Memphis Daily News (Andy Meek)
One day during the summer of 2005, Jim and Genette Chase walked into the local Regions bank office near their Miramar Beach home in the Florida Panhandle. An accountant by trade, Jim had retired a few months earlier and was eager to build a nest egg he and his wife could live on.
They talked to a bank officer that day about putting the bulk of their retirement savings into certificates of deposit because CDs are insured and almost risk-free. But the Regions employee instead wanted the Chases to first speak with a broker at the adjacent Morgan Keegan office about a different and more lucrative investment opportunity. Regions is the parent company of the Memphis-based Morgan Keegan brokerage firm.
The couple eventually got talked into investing half a million dollars in a small group of Regions Morgan Keegan mutual funds, all of which had significant exposure to the now-chaotic mortgage market and throughout 2007 sustained massive losses because of it. By December 2007, the Chases had taken such a withering loss on their investment that they liquidated what little they had left in the funds.
Because some of the money they put into the battered RMK funds came from refinancing their Florida home, they’re also now talking about selling the home. Jim Chase is a few months away from his 62nd birthday but he’s looking for a new job because of the evaporation of his retirement savings.
“2007, needless to say, was not a very good year for my wife and me,” he said.
Going all in, and losing
The Chases’ losses, which sent the well-off, professional couple into a financial tailspin and left their retirement plan in disarray, come against the backdrop of a larger story. It involves big bets on the country’s housing and mortgage industries made by groups including lenders, bankers, financial conglomerates, investors and individual homeowners.

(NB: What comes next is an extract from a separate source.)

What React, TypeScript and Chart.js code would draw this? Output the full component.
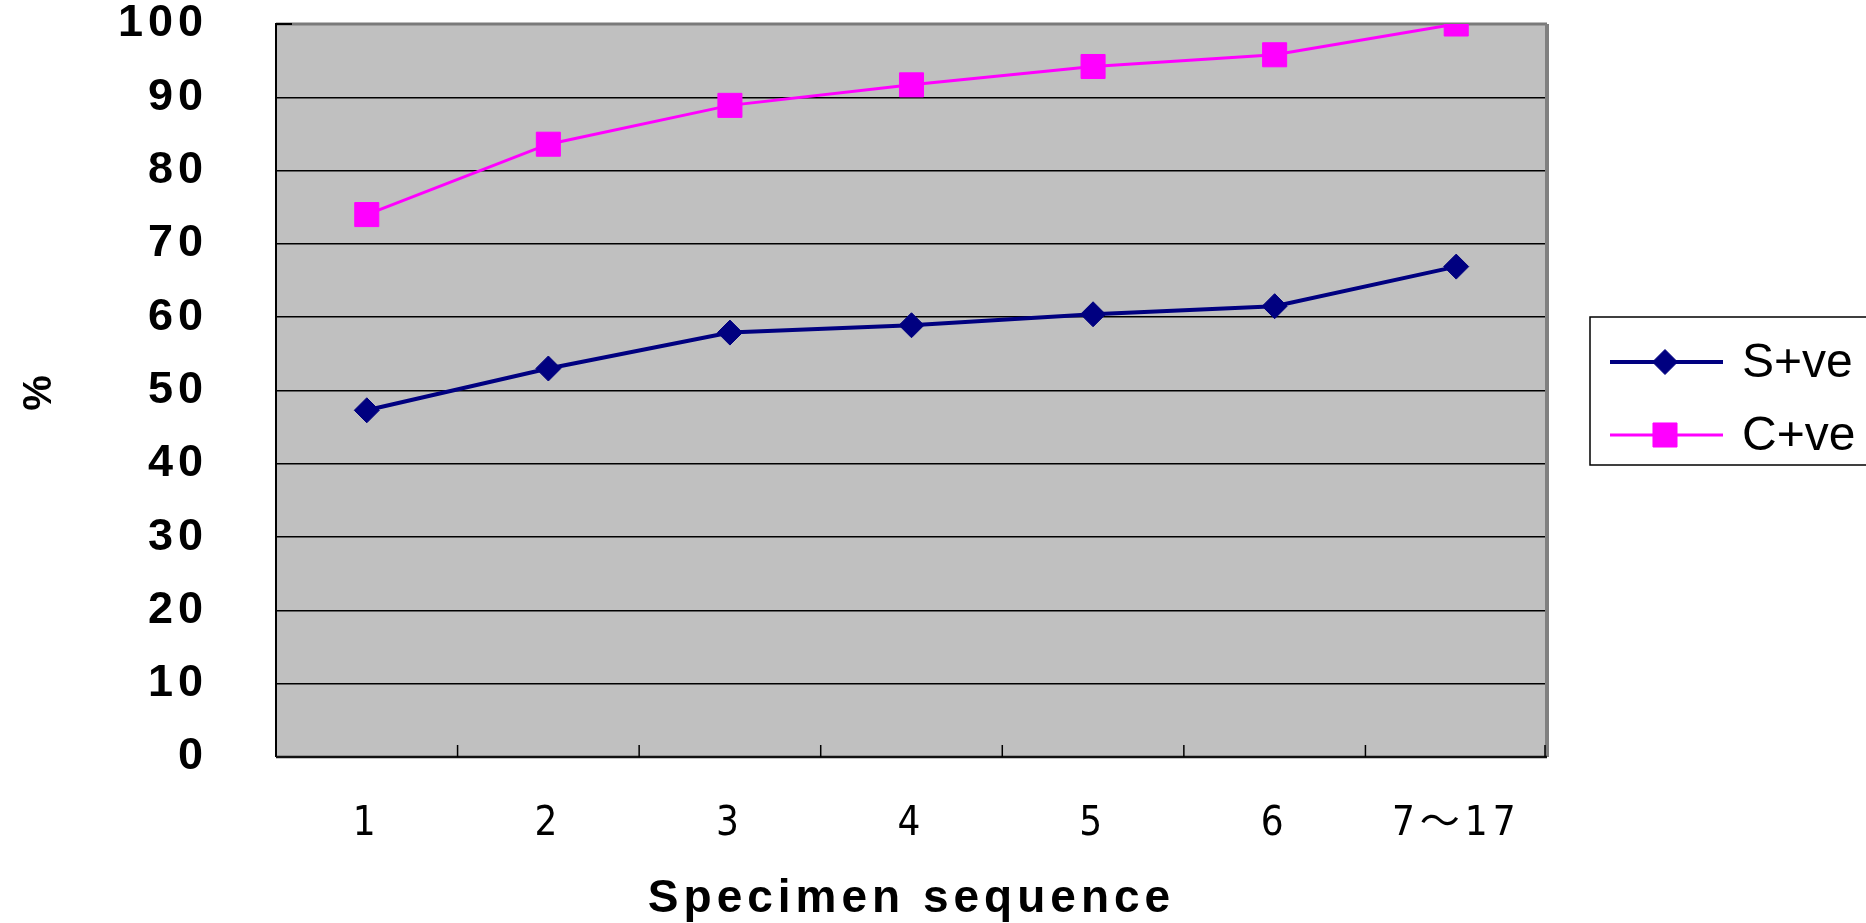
import React, { useEffect, useRef } from "react";
import { Chart, registerables } from "chart.js";
import { drawPoint } from "chart.js/helpers";

Chart.register(...registerables);

const categories = ["1", "2", "3", "4", "5", "6", "7～17"];
const sPositive = [47.3, 53.0, 57.9, 58.9, 60.4, 61.5, 66.9];
const cPositive = [74.0, 83.6, 88.9, 91.7, 94.2, 95.8, 100];
const seriesNames = ["S+ve", "C+ve"];
const yMin = 0;
const yMax = 100;
const yStep = 10;
const xTitle = "Specimen sequence";
const yTitle = "%";

const FONT = "'Liberation Sans', 'Noto Sans CJK JP', Arial, sans-serif";
const NARROW = "'Liberation Sans Narrow', 'DejaVu Sans Condensed', 'Liberation Sans', 'Noto Sans CJK JP', sans-serif";
const NAVY = "#000080";
const MAGENTA = "#ff00ff";
const PLOT_BG = "#c0c0c0";

const spacingPlugin = {
  id: "spacing",
  beforeUpdate(chart: any) {
    chart.ctx.letterSpacing = "5px";
  },
  beforeDraw(chart: any) {
    chart.ctx.letterSpacing = "5px";
    const { ctx, chartArea } = chart;
    ctx.save();
    ctx.fillStyle = PLOT_BG;
    ctx.fillRect(chartArea.left, chartArea.top, chartArea.right - chartArea.left, chartArea.bottom - chartArea.top);
    ctx.restore();
  },
};

const framePlugin = {
  id: "frame",
  beforeDatasetsDraw(chart: any) {
    const { ctx, chartArea } = chart;
    const { left, right, top, bottom } = chartArea;
    const x = chart.scales.x;
    ctx.save();
    ctx.strokeStyle = "#7a7a7a";
    ctx.lineWidth = 3;
    ctx.beginPath();
    ctx.moveTo(left, top);
    ctx.lineTo(right, top);
    ctx.stroke();
    ctx.strokeStyle = "#808080";
    ctx.lineWidth = 4;
    ctx.beginPath();
    ctx.moveTo(right, top);
    ctx.lineTo(right, bottom);
    ctx.stroke();
    ctx.strokeStyle = "#000";
    ctx.lineWidth = 2;
    ctx.beginPath();
    ctx.moveTo(left, top - 1);
    ctx.lineTo(left, bottom);
    ctx.stroke();
    ctx.beginPath();
    ctx.moveTo(left, top);
    ctx.lineTo(left + 16, top);
    ctx.stroke();
    ctx.lineWidth = 2.5;
    ctx.strokeStyle = "#111";
    ctx.beginPath();
    ctx.moveTo(left, bottom);
    ctx.lineTo(right, bottom);
    ctx.stroke();
    ctx.lineWidth = 1.5;
    ctx.strokeStyle = "#000";
    for (let i = 1; i <= categories.length; i++) {
      const px = i < categories.length
        ? (x.getPixelForValue(i - 1) + x.getPixelForValue(i)) / 2
        : right - 2;
      ctx.beginPath();
      ctx.moveTo(px, bottom);
      ctx.lineTo(px, bottom - 12);
      ctx.stroke();
    }
    ctx.restore();
  },
};

const legendPlugin = {
  id: "boxLegend",
  afterDraw(chart: any) {
    const { ctx } = chart;
    ctx.save();
    ctx.letterSpacing = "0px";
    const bx = 1590;
    const by = 317;
    const bw = 290;
    const bh = 148;
    ctx.strokeStyle = "#000";
    ctx.lineWidth = 1.5;
    ctx.strokeRect(bx, by, bw, bh);
    const rows = [362, 435];
    chart.data.datasets.forEach((ds: any, i: number) => {
      const y = rows[i];
      ctx.strokeStyle = ds.borderColor;
      ctx.lineWidth = ds.borderWidth;
      ctx.beginPath();
      ctx.moveTo(1610, y);
      ctx.lineTo(1723, y);
      ctx.stroke();
      ctx.fillStyle = ds.pointBackgroundColor;
      ctx.strokeStyle = ds.pointBorderColor;
      ctx.lineWidth = 1;
      drawPoint(ctx, { pointStyle: ds.pointStyle, radius: ds.pointRadius, borderWidth: 1, rotation: 0 } as any, 1665, y);
      ctx.fillStyle = "#000";
      ctx.font = `48px ${FONT}`;
      ctx.textBaseline = "middle";
      ctx.textAlign = "left";
      ctx.fillText(ds.label, 1742, y + 2);
    });
    ctx.restore();
  },
};

export default function App() {
  const canvasRef = useRef<HTMLCanvasElement | null>(null);

  useEffect(() => {
    document.body.style.margin = "0";
    const canvas = canvasRef.current;
    if (!canvas) return;
    Chart.defaults.font.family = FONT;
    const chart = new Chart(canvas, {
      type: "line",
      data: {
        labels: categories,
        datasets: [
          {
            label: seriesNames[0],
            data: sPositive,
            borderColor: NAVY,
            backgroundColor: NAVY,
            borderWidth: 4,
            pointStyle: "rectRot",
            pointRadius: 12.5,
            pointHoverRadius: 12.5,
            pointBackgroundColor: NAVY,
            pointBorderColor: NAVY,
            pointBorderWidth: 1,
            tension: 0,
          },
          {
            label: seriesNames[1],
            data: cPositive,
            borderColor: MAGENTA,
            backgroundColor: MAGENTA,
            borderWidth: 3,
            pointStyle: "rect",
            pointRadius: 17,
            pointHoverRadius: 17,
            pointBackgroundColor: MAGENTA,
            pointBorderColor: MAGENTA,
            pointBorderWidth: 1,
            tension: 0,
          },
        ],
      },
      options: {
        responsive: false,
        devicePixelRatio: 1,
        animation: false,
        layout: { padding: { left: 0, right: 319, top: 0, bottom: 0 } },
        plugins: {
          legend: { display: false },
          tooltip: { enabled: false },
        },
        scales: {
          x: {
            type: "category",
            offset: true,
            grid: { display: false, drawTicks: false },
            border: { display: false },
            ticks: {
              color: "#000",
              padding: 48,
              font: { size: 40, family: NARROW, lineHeight: 1.0 },
              maxRotation: 0,
              autoSkip: false,
            },
            title: {
              display: true,
              text: xTitle,
              color: "#000",
              font: { size: 46, weight: "bold", family: FONT, lineHeight: 1.05 },
              padding: { top: 0, bottom: 0 },
            },
            afterFit: (scale: any) => {
              scale.height = 166;
            },
          },
          y: {
            min: yMin,
            max: yMax,
            grid: {
              drawTicks: false,
              lineWidth: 1.5,
              color: (c: any) =>
                c.tick && (c.tick.value === yMin || c.tick.value === yMax) ? "rgba(0,0,0,0)" : "#000",
            },
            border: { display: false },
            ticks: {
              stepSize: yStep,
              color: "#000",
              padding: 68,
              font: { size: 45, weight: "bold", family: FONT, lineHeight: 1.1 },
            },
            title: {
              display: true,
              text: yTitle,
              color: "#000",
              font: { size: 40, weight: "bold", family: FONT },
              padding: { top: 16, bottom: 0 },
            },
            afterFit: (scale: any) => {
              scale.width = 276;
              scale.paddingTop = 24;
              scale.paddingBottom = 0;
            },
          },
        },
      },
      plugins: [spacingPlugin, framePlugin, legendPlugin],
    });
    return () => chart.destroy();
  }, []);

  return (
    <div style={{ width: 1866, height: 923, position: "relative" }}>
      <canvas ref={canvasRef} width={1866} height={923} style={{ display: "block" }} />
    </div>
  );
}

One of those people was Jim Kelsoe, the manager at Morgan Keegan’s asset management unit based in Downtown Memphis. Morgan Asset Management oversees the handful of RMK funds the Chases invested in.
Kelsoe earned a reputation among his peers as a successful money manager unafraid of risk in the world of mortgage-backed securities. It was partly because of his past successes that Clifford Rutledge, the Florida broker whom the Chases worked with, recommended the couple consider investing in the RMK funds in the first place.

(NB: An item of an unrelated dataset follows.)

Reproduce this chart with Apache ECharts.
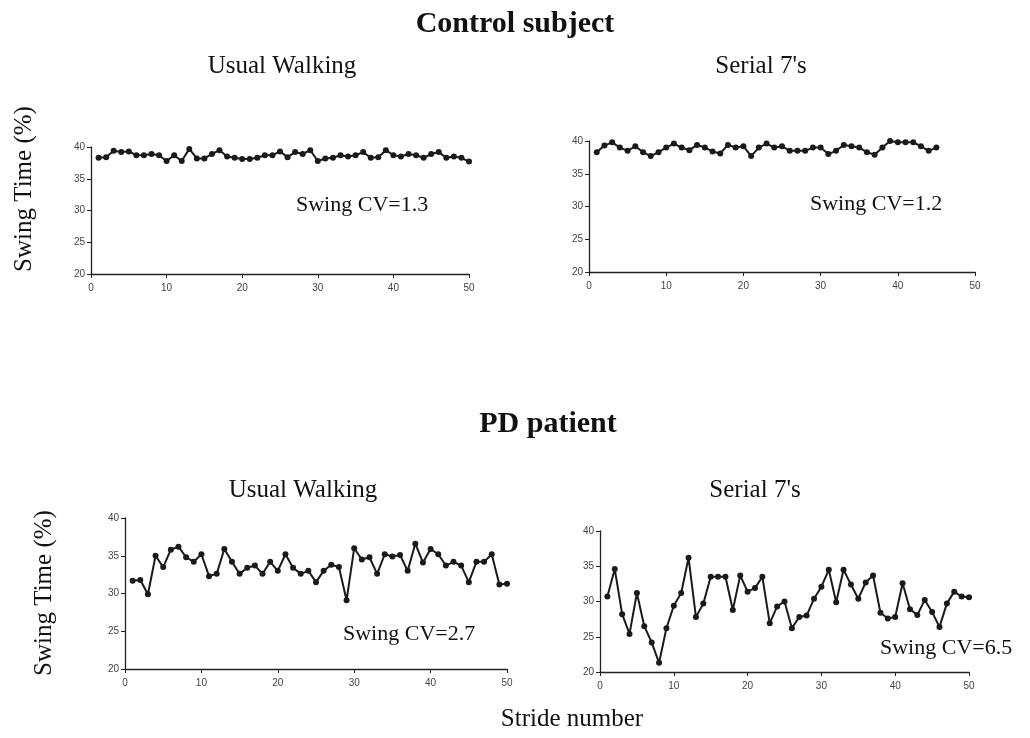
<!DOCTYPE html>
<html>
<head>
<meta charset="utf-8">
<script src="https://cdn.jsdelivr.net/npm/echarts@6/dist/echarts.min.js"></script>
<style>
html,body{margin:0;padding:0;background:#fff;}
#chart{width:1030px;height:738px;}
</style>
</head>
<body>
<div id="chart"></div>
<script>
// ---- data ----
const strides = [1,2,3,4,5,6,7,8,9,10,11,12,13,14,15,16,17,18,19,20,21,22,23,24,25,26,27,28,29,30,31,32,33,34,35,36,37,38,39,40,41,42,43,44,45,46,47,48,49,50];
const xTicks = [0,10,20,30,40,50];
const yTicks = [20,25,30,35,40];

const controlUsual = [38.3,38.4,39.4,39.2,39.3,38.7,38.7,38.9,38.7,37.8,38.7,37.8,39.7,38.2,38.2,38.9,39.5,38.5,38.3,38.1,38.1,38.3,38.7,38.7,39.3,38.4,39.2,38.9,39.5,37.8,38.2,38.3,38.7,38.5,38.7,39.2,38.3,38.4,39.5,38.7,38.5,38.9,38.7,38.3,38.9,39.2,38.3,38.5,38.3,37.7];
const controlSerial7 = [38.3,39.3,39.8,39.0,38.5,39.2,38.3,37.7,38.3,39.0,39.6,39.0,38.6,39.4,39.0,38.4,38.1,39.4,39.0,39.2,37.7,39.0,39.6,39.0,39.2,38.5,38.5,38.5,39.0,39.0,38.0,38.5,39.4,39.2,39.0,38.3,37.9,39.0,40.0,39.8,39.8,39.8,39.2,38.5,39.0];
const pdUsual = [31.7,31.8,29.9,35.0,33.5,35.8,36.2,34.8,34.2,35.2,32.3,32.6,35.9,34.2,32.6,33.4,33.7,32.6,34.2,33.0,35.2,33.4,32.6,33.0,31.5,33.0,33.8,33.5,29.1,36.0,34.5,34.8,32.6,35.2,34.9,35.1,33.0,36.6,34.1,35.9,35.2,33.7,34.2,33.7,31.5,34.2,34.2,35.2,31.2,31.3];
const pdSerial7 = [30.7,34.6,28.2,25.4,31.2,26.5,24.2,21.3,26.2,29.4,31.2,36.2,27.8,29.7,33.5,33.5,33.5,28.8,33.7,31.4,31.9,33.5,26.9,29.3,30.0,26.2,27.8,28.0,30.4,32.1,34.5,29.9,34.5,32.4,30.4,32.7,33.7,28.4,27.6,27.8,32.6,28.9,28.1,30.2,28.5,26.4,29.7,31.4,30.7,30.6];

const panelTitles = ["Usual Walking","Serial 7's","Usual Walking","Serial 7's"];
const cvLabels = ["Swing CV=1.3","Swing CV=1.2","Swing CV=2.7","Swing CV=6.5"];
const groupTitles = ["Control subject","PD patient"];
const yAxisTitle = "Swing Time (%)";
const xAxisTitle = "Stride number";

// ---- layout ----
const seriesList = [controlUsual, controlSerial7, pdUsual, pdSerial7];
const grids = [
  {left:91, top:147, width:378, height:127},
  {left:589, top:141, width:386, height:131},
  {left:125, top:518, width:382, height:151},
  {left:600, top:531, width:369, height:141}
];
const serif = "'Liberation Serif','Times New Roman',serif";
const sans = "'Liberation Sans',Arial,sans-serif";

const option = {
  backgroundColor:'#fff',
  animation:false,
  grid: grids.map(g => Object.assign({containLabel:false}, g)),
  xAxis: grids.map((g,i) => ({
    type:'value', gridIndex:i, min:xTicks[0], max:xTicks[xTicks.length-1], interval:10,
    axisLine:{show:true, onZero:false, lineStyle:{color:'#222', width:1.3}},
    axisTick:{show:true, length:4, lineStyle:{color:'#222'}},
    axisLabel:{color:'#444', fontSize:10, fontFamily:sans, margin:9},
    splitLine:{show:false}
  })),
  yAxis: grids.map((g,i) => ({
    type:'value', gridIndex:i, min:yTicks[0], max:yTicks[yTicks.length-1], interval:5,
    axisLine:{show:true, lineStyle:{color:'#222', width:1.3}},
    axisTick:{show:true, length:4, lineStyle:{color:'#222'}},
    axisLabel:{color:'#444', fontSize:10, fontFamily:sans, margin:6},
    splitLine:{show:false}
  })),
  series: seriesList.map((arr,i) => ({
    type:'line', xAxisIndex:i, yAxisIndex:i,
    data: arr.map((v,k) => [strides[k], v]),
    symbol:'circle', symbolSize:6,
    itemStyle:{color:'#1a1a1a'},
    lineStyle:{color:'#1a1a1a', width:2},
    silent:true
  })),
  graphic: [
    {type:'text', left:'center', top:9, style:{text:groupTitles[0], font:"bold 30px "+serif, fill:'#111'}},
    {type:'text', x:548, y:409, style:{text:groupTitles[1], font:"bold 30px "+serif, fill:'#111', textAlign:'center'}},
    {type:'text', x:282, y:54, style:{text:panelTitles[0], font:"25px "+serif, fill:'#111', textAlign:'center'}},
    {type:'text', x:761, y:54, style:{text:panelTitles[1], font:"25px "+serif, fill:'#111', textAlign:'center'}},
    {type:'text', x:303, y:478, style:{text:panelTitles[2], font:"25px "+serif, fill:'#111', textAlign:'center'}},
    {type:'text', x:755, y:478, style:{text:panelTitles[3], font:"25px "+serif, fill:'#111', textAlign:'center'}},
    {type:'text', x:296, y:194, style:{text:cvLabels[0], font:"22px "+serif, fill:'#111'}},
    {type:'text', x:810, y:193, style:{text:cvLabels[1], font:"22px "+serif, fill:'#111'}},
    {type:'text', x:343, y:623, style:{text:cvLabels[2], font:"22px "+serif, fill:'#111'}},
    {type:'text', x:880, y:637, style:{text:cvLabels[3], font:"22px "+serif, fill:'#111'}},
    {type:'text', x:572, y:707, style:{text:xAxisTitle, font:"25px "+serif, fill:'#111', textAlign:'center'}},
    {type:'text', x:12, y:189, rotation:Math.PI/2, style:{text:yAxisTitle, font:"25px "+serif, fill:'#111', textAlign:'center', textVerticalAlign:'top'}},
    {type:'text', x:32, y:593, rotation:Math.PI/2, style:{text:yAxisTitle, font:"25px "+serif, fill:'#111', textAlign:'center', textVerticalAlign:'top'}}
  ]
};
const chart = echarts.init(document.getElementById('chart'), null, {renderer:'canvas'});
chart.setOption(option);
</script>
</body>
</html>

“He indicated that the portfolio was Jim Kelsoe’s, who he’d had discussions with in the past, and, because of him being a broker with Morgan Keegan, he had a very high opinion of,” Chase said.

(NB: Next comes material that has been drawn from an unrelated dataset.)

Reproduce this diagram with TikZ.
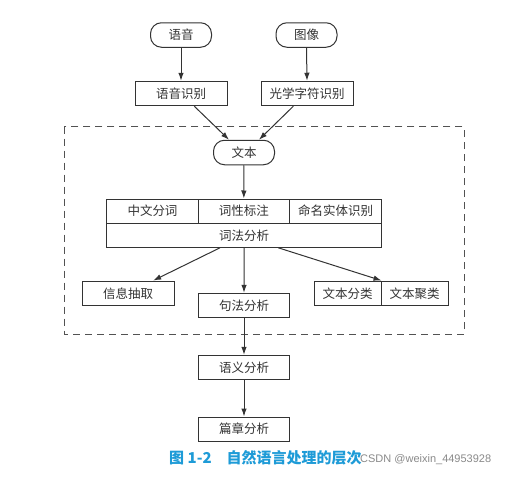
\documentclass[tikz,border=0pt]{standalone}
\usepackage{fontspec}
\setmainfont{Noto Sans CJK SC}
\newfontfamily\wmfont{Liberation Sans}
\usetikzlibrary{arrows.meta}
\definecolor{linec}{HTML}{333333}
\definecolor{txtc}{HTML}{333333}
\definecolor{capc}{HTML}{1E9BD7}
\definecolor{wmc}{HTML}{8A8A8A}
\begin{document}
\begin{tikzpicture}[x=1pt,y=-1pt,
  box/.style={draw=linec, line width=1pt, minimum height=24.5pt, inner sep=0pt,
    font=\fontsize{12.5pt}{13pt}\selectfont, text=txtc},
  pill/.style={box, rounded corners=11pt},
  arr/.style={draw=linec, line width=1pt, -{Latex[length=8pt,width=5.5pt]}},
  frame/.style={draw=linec!85, line width=1pt, dash pattern=on 7pt off 5pt}]
\fill[white] (0,0) rectangle (507,479);
\useasboundingbox (0,0) rectangle (507,479);

% dashed frame
\draw[frame] (64.3,126.7) rectangle (464,334);

% inputs
\node[pill, minimum width=61pt] (yy) at (181,35) {语音};
\node[pill, minimum width=61pt] (tx) at (306.5,35) {图像};
\node[box, minimum width=92pt] (yysb) at (181,93.5) {语音识别};
\node[box, minimum width=92pt] (gx) at (307,93.5) {光学字符识别};
\node[pill, minimum width=61pt] (wb) at (244,152.5) {文本};

% lexical block
\node[box, minimum width=91.6pt, minimum height=24.3pt] (fc) at (152.5,211.15) {中文分词};
\node[box, minimum width=91pt, minimum height=24.3pt] (cx) at (243.8,211.15) {词性标注};
\node[box, minimum width=92.4pt, minimum height=24.3pt] (mm) at (335.5,211.15) {命名实体识别};
\node[box, minimum width=275pt, minimum height=24pt] (cf) at (244.2,235.3) {词法分析};

% applications
\node[box, minimum width=91.7pt] (xx) at (128.2,293.3) {信息抽取};
\node[box, minimum width=91.4pt, minimum height=24pt] (jf) at (244,305.3) {句法分析};
\node[box, minimum width=67pt] (fl) at (347.5,293.3) {文本分类};
\node[box, minimum width=67.3pt] (jl) at (414.65,293.3) {文本聚类};

% deeper levels
\node[box, minimum width=91.4pt, minimum height=24pt] (yyfx) at (244,367.3) {语义分析};
\node[box, minimum width=91.4pt, minimum height=24pt] (pz) at (244,429) {篇章分析};

% connectors
\draw[arr] (yy) -- (yysb);
\draw[arr] (tx.south) -- (gx.north);
\draw[arr] ([xshift=13.3pt]yysb.south) -- ([xshift=-15pt]wb.north);
\draw[arr] ([xshift=-13.7pt]gx.south) -- ([xshift=15pt]wb.north);
\draw[arr] (wb) -- (cx);
\draw[arr] ([xshift=-24.2pt]cf.south) -- ([xshift=25pt]xx.north);
\draw[arr] (cf.south) -- (jf.north);
\draw[arr] ([xshift=34.1pt]cf.south) -- (fl.north east);
\draw[arr] (jf) -- (yyfx);
\draw[arr] (yyfx) -- (pz);

% caption
\node[anchor=west, inner sep=0pt, text=capc, font=\bfseries\fontsize{15pt}{16pt}\selectfont]
  (cap) at (169,458) {图 1-2\hspace{1em}自然语言处理的层次};
\node[anchor=west, inner sep=0pt, text=wmc, font=\wmfont\fontsize{11pt}{12pt}\selectfont]
  (wm) at (360,460) {CSDN @weixin\_44953928};
\end{tikzpicture}
\end{document}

The Chases went ahead and invested about $500,000 in the RMK Advantage Income Fund. Several months later, in 2006, they went back to Rutledge and put another $200,000 into other RMK funds. Rutledge assured the couple the investments would be exposed to minimal risk, Chase said.
What the couple got, instead, was the opposite result they’d hoped for.
They ended up losing so much money – roughly $504,000 – that the Chases now are working with Chicago securities lawyer Andrew Stoltmann, who recently filed a claim on behalf of the Chases with the Financial Industry Regulatory Authority. They believe they were misled into putting money into a volatile set of investments and hope to recover at least some of what they lost.
“What’s insane is there are probably a million other Jim Chases out there right now,” Stoltmann said. “Here you have a guy looking for CDs, looking for fixed income, and instead he gets sold something that’s on the polar opposite of the spectrum. And those risks aren’t made clear to him.”
The Chases’ claim was among four Stoltmann filed last month. One of the other investors who lost money in the RMK funds and also believes Morgan Keegan was misleading about the nature of their risks is a Memphis reporter whom Stoltmann declined to identify, citing his client’s wishes for privacy.
Two federal lawsuits filed by investors in various RMK funds are currently pending in U.S. District Court for the Western District of Tennessee.
A Morgan Keegan spokesman could not be reached for comment. Kelsoe summed up the financial environment he’s operating in at the moment in a shareholder commentary he sent out last week that begins: “Since our last update, the capital markets have not shown any improvements whatsoever.”
The turn of events has proved grueling for Chase, who served in the military for three years during the Vietnam War and later worked as an auditor for various government agencies for more than 30 years.
He and his wife’s RMK investments began showing a loss some time around last February. At the time, the Chases had been out of town for several weeks visiting their daughter in Kentucky while her husband was serving in Iraq.
When they got back and saw the decline, they called their broker. The loss, he said, was due to the funds’ exposure to assets related to the subprime mortgage market and eventually would correct itself. That satisfied the Chases until the next bout of bad news in July.
“There was a loss on paper of around $340,000, and we were just shocked,” Chase said.
By October, the loss had grown by another $100,000. The Chases re-approached their broker, who assured them the funds’ long-term health was sound, Chase said. In mid-December, however, they decided to pull the plug.
In the meantime, Chase’s job search hasn’t been particularly fruitful so far. The Florida Panhandle is notorious for its glut of low-paying, low-skill jobs, he said. He’s considering a move to look for work elsewhere while his wife tries to sell their house.
“At my age, it’s hard to find employment, except working at places like Wal-Mart,” Chase said. “But all they want to pay you is at or a little above minimum wage. To me and my wife, this is just a really personal tragedy.”